--- Start ---

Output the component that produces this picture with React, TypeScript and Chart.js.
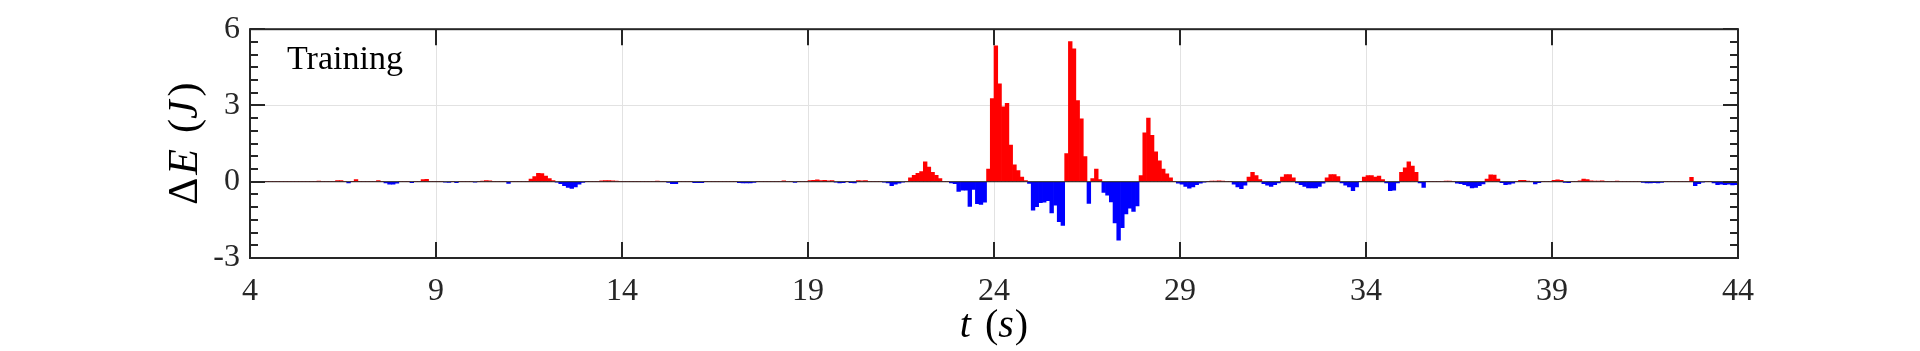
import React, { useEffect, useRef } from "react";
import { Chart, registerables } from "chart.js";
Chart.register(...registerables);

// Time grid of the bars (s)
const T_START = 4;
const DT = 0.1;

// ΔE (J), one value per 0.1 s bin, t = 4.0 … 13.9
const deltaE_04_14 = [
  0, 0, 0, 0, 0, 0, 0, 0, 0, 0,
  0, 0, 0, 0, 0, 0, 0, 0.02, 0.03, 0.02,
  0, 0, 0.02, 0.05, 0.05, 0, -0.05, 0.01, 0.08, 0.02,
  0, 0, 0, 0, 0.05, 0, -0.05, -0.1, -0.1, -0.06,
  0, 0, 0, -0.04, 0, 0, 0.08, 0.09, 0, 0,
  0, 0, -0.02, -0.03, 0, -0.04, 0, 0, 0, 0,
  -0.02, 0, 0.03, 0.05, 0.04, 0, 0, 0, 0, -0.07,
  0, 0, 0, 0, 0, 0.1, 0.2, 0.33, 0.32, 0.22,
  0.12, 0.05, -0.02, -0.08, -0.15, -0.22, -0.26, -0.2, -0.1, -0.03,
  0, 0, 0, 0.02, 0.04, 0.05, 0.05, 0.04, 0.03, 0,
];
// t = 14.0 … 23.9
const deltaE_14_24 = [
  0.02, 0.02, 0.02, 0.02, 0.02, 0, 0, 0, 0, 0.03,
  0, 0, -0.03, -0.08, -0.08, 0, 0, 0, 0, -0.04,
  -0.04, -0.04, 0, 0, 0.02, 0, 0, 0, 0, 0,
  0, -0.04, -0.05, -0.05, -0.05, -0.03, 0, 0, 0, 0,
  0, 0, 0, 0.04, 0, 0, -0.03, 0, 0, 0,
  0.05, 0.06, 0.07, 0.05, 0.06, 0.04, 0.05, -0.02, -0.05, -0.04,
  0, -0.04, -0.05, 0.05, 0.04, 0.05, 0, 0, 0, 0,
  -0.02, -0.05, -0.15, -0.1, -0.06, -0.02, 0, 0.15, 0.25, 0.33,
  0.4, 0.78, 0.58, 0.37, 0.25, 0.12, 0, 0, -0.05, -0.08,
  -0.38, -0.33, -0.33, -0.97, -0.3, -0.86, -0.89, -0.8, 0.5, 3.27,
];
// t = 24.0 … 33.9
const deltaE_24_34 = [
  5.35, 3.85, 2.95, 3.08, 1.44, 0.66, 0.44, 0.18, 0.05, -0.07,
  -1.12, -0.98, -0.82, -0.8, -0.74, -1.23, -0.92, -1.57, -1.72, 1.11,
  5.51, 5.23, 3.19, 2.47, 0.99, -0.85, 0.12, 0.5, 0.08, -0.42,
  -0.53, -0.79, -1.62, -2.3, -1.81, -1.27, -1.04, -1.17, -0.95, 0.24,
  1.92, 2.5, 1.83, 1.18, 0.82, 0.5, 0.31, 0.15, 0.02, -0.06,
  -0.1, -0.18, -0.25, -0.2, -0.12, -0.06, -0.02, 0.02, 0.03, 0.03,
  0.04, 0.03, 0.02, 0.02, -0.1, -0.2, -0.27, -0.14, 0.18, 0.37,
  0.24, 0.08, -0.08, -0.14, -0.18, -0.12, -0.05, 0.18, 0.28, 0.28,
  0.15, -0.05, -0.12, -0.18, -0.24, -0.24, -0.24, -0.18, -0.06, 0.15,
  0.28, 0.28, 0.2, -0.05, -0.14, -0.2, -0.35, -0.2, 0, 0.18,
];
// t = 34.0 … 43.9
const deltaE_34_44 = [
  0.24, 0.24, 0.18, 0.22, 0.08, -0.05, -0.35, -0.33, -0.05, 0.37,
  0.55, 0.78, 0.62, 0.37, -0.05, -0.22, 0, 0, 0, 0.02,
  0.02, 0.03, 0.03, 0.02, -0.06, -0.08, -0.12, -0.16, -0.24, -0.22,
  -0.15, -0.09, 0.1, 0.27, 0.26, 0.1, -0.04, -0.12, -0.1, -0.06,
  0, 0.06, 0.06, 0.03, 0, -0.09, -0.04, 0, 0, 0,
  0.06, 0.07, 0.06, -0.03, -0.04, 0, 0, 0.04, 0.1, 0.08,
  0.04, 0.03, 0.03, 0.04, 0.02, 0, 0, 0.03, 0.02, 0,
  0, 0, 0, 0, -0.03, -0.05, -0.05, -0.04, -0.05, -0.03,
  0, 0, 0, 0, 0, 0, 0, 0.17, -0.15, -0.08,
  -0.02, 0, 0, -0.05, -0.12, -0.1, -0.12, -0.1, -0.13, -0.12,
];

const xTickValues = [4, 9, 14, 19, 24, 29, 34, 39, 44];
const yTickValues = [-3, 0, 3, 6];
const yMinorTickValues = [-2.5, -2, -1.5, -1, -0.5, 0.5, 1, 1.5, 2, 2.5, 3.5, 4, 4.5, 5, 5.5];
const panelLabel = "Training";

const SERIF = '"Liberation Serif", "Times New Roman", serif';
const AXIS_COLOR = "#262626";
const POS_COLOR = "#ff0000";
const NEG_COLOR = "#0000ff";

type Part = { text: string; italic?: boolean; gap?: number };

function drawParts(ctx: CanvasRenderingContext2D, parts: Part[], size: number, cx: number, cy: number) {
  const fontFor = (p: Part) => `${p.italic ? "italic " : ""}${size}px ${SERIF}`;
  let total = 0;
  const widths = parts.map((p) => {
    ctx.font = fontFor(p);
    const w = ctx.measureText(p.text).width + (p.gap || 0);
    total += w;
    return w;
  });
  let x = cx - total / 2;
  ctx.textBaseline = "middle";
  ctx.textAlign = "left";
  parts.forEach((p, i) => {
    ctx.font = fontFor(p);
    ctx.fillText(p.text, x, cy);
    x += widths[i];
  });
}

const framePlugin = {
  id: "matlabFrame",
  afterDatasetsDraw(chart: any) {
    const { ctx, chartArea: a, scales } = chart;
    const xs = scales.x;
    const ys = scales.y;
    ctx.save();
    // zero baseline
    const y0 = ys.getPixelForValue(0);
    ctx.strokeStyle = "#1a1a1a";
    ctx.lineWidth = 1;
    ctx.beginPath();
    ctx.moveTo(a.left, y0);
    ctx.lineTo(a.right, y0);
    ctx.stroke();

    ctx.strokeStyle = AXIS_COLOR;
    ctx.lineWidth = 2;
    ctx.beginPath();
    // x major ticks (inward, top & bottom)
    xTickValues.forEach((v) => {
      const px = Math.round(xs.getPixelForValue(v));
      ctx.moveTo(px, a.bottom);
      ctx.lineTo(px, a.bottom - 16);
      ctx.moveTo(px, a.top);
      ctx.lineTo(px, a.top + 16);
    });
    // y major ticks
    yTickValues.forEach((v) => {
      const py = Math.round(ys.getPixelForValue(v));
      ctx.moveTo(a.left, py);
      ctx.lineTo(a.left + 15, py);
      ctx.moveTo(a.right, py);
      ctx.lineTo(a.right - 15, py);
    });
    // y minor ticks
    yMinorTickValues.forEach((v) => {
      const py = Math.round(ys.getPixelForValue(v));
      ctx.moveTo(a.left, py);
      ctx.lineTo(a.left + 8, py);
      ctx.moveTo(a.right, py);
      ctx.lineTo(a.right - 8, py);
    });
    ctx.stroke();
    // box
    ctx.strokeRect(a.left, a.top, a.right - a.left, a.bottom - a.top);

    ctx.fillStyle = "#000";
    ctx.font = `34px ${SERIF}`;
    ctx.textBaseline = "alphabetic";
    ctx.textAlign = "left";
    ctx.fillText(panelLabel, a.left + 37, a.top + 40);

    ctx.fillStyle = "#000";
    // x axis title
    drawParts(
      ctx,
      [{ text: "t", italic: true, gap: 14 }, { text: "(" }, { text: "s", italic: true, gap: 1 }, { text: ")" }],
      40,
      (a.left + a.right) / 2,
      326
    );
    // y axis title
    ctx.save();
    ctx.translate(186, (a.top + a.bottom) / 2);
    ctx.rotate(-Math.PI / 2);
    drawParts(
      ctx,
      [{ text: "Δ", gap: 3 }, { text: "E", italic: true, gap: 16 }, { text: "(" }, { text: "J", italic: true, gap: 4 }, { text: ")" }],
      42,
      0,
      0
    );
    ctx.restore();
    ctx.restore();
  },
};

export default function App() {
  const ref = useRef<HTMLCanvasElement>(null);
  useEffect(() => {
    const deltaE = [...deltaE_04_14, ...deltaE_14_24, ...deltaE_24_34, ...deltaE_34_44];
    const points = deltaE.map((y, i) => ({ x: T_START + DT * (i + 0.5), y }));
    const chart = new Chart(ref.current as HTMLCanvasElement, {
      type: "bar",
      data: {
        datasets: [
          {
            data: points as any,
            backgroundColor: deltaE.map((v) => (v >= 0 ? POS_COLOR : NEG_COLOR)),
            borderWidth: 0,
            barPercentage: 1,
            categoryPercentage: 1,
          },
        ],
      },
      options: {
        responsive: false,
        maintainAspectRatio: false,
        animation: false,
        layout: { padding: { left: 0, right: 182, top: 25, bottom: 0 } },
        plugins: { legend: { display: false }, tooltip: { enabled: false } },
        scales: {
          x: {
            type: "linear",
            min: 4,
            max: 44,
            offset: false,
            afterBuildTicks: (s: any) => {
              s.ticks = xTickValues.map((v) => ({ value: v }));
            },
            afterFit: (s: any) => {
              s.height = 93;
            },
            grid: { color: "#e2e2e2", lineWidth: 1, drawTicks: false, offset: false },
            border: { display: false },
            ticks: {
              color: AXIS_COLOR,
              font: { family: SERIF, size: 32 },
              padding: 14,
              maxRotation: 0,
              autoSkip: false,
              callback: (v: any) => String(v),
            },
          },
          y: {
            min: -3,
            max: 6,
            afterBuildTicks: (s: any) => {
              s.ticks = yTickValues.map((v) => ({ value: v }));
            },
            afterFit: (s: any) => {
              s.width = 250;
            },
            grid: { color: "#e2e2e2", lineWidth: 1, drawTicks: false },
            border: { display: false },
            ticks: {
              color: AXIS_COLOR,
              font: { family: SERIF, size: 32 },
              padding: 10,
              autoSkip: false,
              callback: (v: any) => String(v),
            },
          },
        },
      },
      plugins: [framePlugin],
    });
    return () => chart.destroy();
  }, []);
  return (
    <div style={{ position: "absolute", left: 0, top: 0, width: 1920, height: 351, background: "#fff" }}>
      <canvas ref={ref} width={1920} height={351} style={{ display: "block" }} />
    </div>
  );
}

--- End ---

-- WHAT THE TASK REQUIRES --
Quote, exactly and only, the lines from the first line of the data above through the line containing "const DT = 0.1;". The pictures do not belong in it.

-- ANSWER BELOW --
Output the component that produces this picture with React, TypeScript and Chart.js.
import React, { useEffect, useRef } from "react";
import { Chart, registerables } from "chart.js";
Chart.register(...registerables);

// Time grid of the bars (s)
const T_START = 4;
const DT = 0.1;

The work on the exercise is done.